Franklin Dehousse

L’Europe, paradis de la cyberinsécurité?

Franklin Dehousse Professeur à l'ULiège

La cyberinsécurité est un danger majeur pour notre société. Et tous les Etats membres de l’UE ne sont pas égaux face à la menace.

Fin octobre 2023, le British Museum a subi une cyberattaque, peu commentée. Pourtant, les conséquences sont très lourdes. Le British Museum n’est pas seulement un des plus grands musées du monde, mais aussi une des plus grandes bibliothèques. A ce titre, il soutient les recherches d’une myriade de personnes aux quatre coins de la planète. Le catalogue est redevenu accessible, mais il reste impossible de se procurer les titres, qui doivent être consultés sur place. Une série de données personnelles ont été mises aux enchères occultes sur Internet. On estime que la remise en état du système pourrait coûter plus de huit millions d’euros.

L’épisode illustre bien le danger majeur de la cyberinsécurité pour notre société. Pareille paralysie pourrait aussi frapper les réseaux d’énergie, la police ou les hôpitaux. Selon le dernier rapport de l’Agence européenne de la cybersécurité (Enisa), l’année 2023 fut marquée par une forte montée des attaques informatiques, spécialement contre les organismes publics. Les premières menaces sont d’une part le blocage de services, et d’autre part, les demandes de rançon. Les attaques contre la santé, les identités numériques et les réseaux sociaux augmentent rapidement. Les escroqueries électroniques pullulent.
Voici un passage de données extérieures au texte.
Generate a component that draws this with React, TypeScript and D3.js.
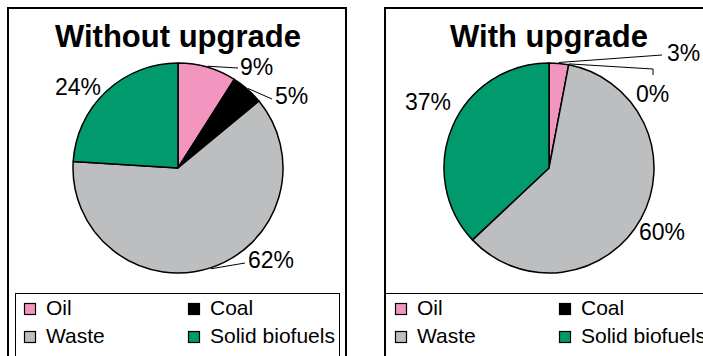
import React from "react";
import * as d3 from "d3";

const categories = ["Oil", "Coal", "Waste", "Solid biofuels"];
const withoutUpgrade = [9, 5, 62, 24];
const withUpgrade = [3, 0, 60, 37];
const titles = ["Without upgrade", "With upgrade"];
const colors = ["#F296C0", "#000000", "#BCBEC0", "#009A6C"];

const FONT = "'Liberation Sans', Arial, Helvetica, sans-serif";
const R = 105;

type LabelLayout = { tx: number; ty: number; leader?: [number, number][] };

const panels = [
  {
    title: titles[0],
    values: withoutUpgrade,
    cx: 178,
    cy: 168,
    border: { x: 8, y: 8, w: 338, h: 400 },
    legendBox: { x: 15.5, y: 293.5, w: 324, h: 100 },
    legendX: 24,
    labels: [
      { tx: 62, ty: -93, leader: [[60, -100]] },
      { tx: 97, ty: -64, leader: [[94, -69]] },
      { tx: 70, ty: 100, leader: [[67, 95]] },
      { tx: -123, ty: -73 },
    ] as LabelLayout[],
  },
  {
    title: titles[1],
    values: withUpgrade,
    cx: 549,
    cy: 168,
    border: { x: 385, y: 8, w: 400, h: 400 },
    legendBox: { x: 385, y: 293.5, w: 400, h: 100 },
    legendX: 395,
    labels: [
      { tx: 118, ty: -107, leader: [[113, -113]] },
      { tx: 87, ty: -66, leader: [[104, -99], [104, -93]] },
      { tx: 90, ty: 72 },
      { tx: -144, ty: -58 },
    ] as LabelLayout[],
  },
];

function Panel({ p }: { p: (typeof panels)[number] }) {
  const pie = d3
    .pie<number>()
    .sort(null)
    .value((d) => d)
    .startAngle(0)
    .endAngle(2 * Math.PI);
  const arcs = pie(p.values);
  const arc = d3.arc<d3.PieArcDatum<number>>().innerRadius(0).outerRadius(R);
  const line = d3.line();

  return (
    <g>
      <rect
        x={p.border.x}
        y={p.border.y}
        width={p.border.w}
        height={p.border.h}
        fill="#fff"
        stroke="#000"
        strokeWidth={2}
      />
      <text
        x={p.cx}
        y={47}
        textAnchor="middle"
        fontFamily={FONT}
        fontWeight="bold"
        fontSize={31}
        fill="#000"
      >
        {p.title}
      </text>
      <g transform={`translate(${p.cx},${p.cy})`}>
        {arcs.map((a, i) =>
          a.value > 0 ? (
            <path
              key={i}
              d={arc(a) || ""}
              fill={colors[i]}
              stroke="#000"
              strokeWidth={1.5}
              strokeLinejoin="round"
            />
          ) : null
        )}
        {arcs.map((a, i) => {
          const lab = p.labels[i];
          const mid = (a.startAngle + a.endAngle) / 2;
          const sx = Math.sin(mid) * (R + 1);
          const sy = -Math.cos(mid) * (R + 1);
          return (
            <g key={"l" + i}>
              {lab.leader && (
                <path
                  d={line([[sx, sy], ...lab.leader]) || ""}
                  fill="none"
                  stroke="#000"
                  strokeWidth={1}
                />
              )}
              <text
                x={lab.tx}
                y={lab.ty}
                fontFamily={FONT}
                fontSize={23}
                fill="#000"
              >
                {`${p.values[i]}%`}
              </text>
            </g>
          );
        })}
      </g>
      <rect
        x={p.legendBox.x}
        y={p.legendBox.y}
        width={p.legendBox.w}
        height={p.legendBox.h}
        fill="none"
        stroke="#000"
        strokeWidth={1}
      />
      {categories.map((c, i) => {
        const col = i % 2;
        const row = Math.floor(i / 2);
        const x = p.legendX + col * 164;
        const y = 303 + row * 28;
        return (
          <g key={"lg" + i}>
            <rect
              x={x + 0.5}
              y={y + 0.5}
              width={11}
              height={11}
              fill={colors[i]}
              stroke="#000"
              strokeWidth={1.2}
            />
            <text
              x={x + 22}
              y={y + 12}
              fontFamily={FONT}
              fontSize={21}
              fill="#000"
            >
              {c}
            </text>
          </g>
        );
      })}
    </g>
  );
}

export default function App() {
  return (
    <svg
      width={703}
      height={356}
      style={{ position: "absolute", left: 0, top: 0, background: "#fff" }}
    >
      <rect width={703} height={356} fill="#fff" />
      {panels.map((p, i) => (
        <Panel key={i} p={p} />
      ))}
    </svg>
  );
}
L’activité d’Enisa fournit un contraste net avec les carences de certains Etats membres. La Belgique, par exemple, constitue un angle de pénétration privilégié des hackers tant dans les institutions européennes qu’à l’Otan. Voici bien des années, le ministère belge des Affaires étrangères avait déjà été gangrené par des attaques. Il était devenu impossible de communiquer avec l’extérieur. La plupart des agents finissaient par amener leur ordinateur personnel… ce qui ne faisait qu’aggraver les risques de sécurité. La Belgique est, en outre, spécialiste de la mauvaise gestion informatique. La moitié du temps, nous n’avons pas besoin des hackers, nous démolissons très bien nos systèmes nous-mêmes. Le système EiD (la carte d’identité électronique) a ses problèmes d’accès. Les carences répétées au département de la justice amènent de temps à autre les juges à être privés de leurs sources. Pendant la rédaction du présent article, les sites de l’organe de cybersécurité, comme celui du ministre en charge, sont restés inaccessibles pour des vérifications… Comme le dit bien la devise nationale, «l’union fait la farce».

L’Europe s’en tire mieux. A côté de l’Europe qui dysfonctionne (politique étrangère, défense, scandales multiples et guerres égotiques), il y en a une autre qui fonctionne. Certes, cela reste trop peu. Les menaces de désinformation pour les nombreuses élections de 2024 se multiplient. La guerre en Ukraine stimule les initiatives russes. Néanmoins, il existe déjà une multitude de règles et de coordinations. Ainsi, la directive 2022/2555 a renforcé les niveaux de protection requis. Une proposition de règlement élevant la sécurité pour tous les produits comportant de l’informatique est également en discussion. Cela ne nous dispense pas d’efforts élémentaires. Ne soyons pas comme le British Museum: renforçons nos pare-feu et copions régulièrement nos données en externe.

Franklin Dehousse est professeur à l’ULiège, ancien représentant de la Belgique dans les négociations européennes, ancien juge à la Cour de justice de l’UE.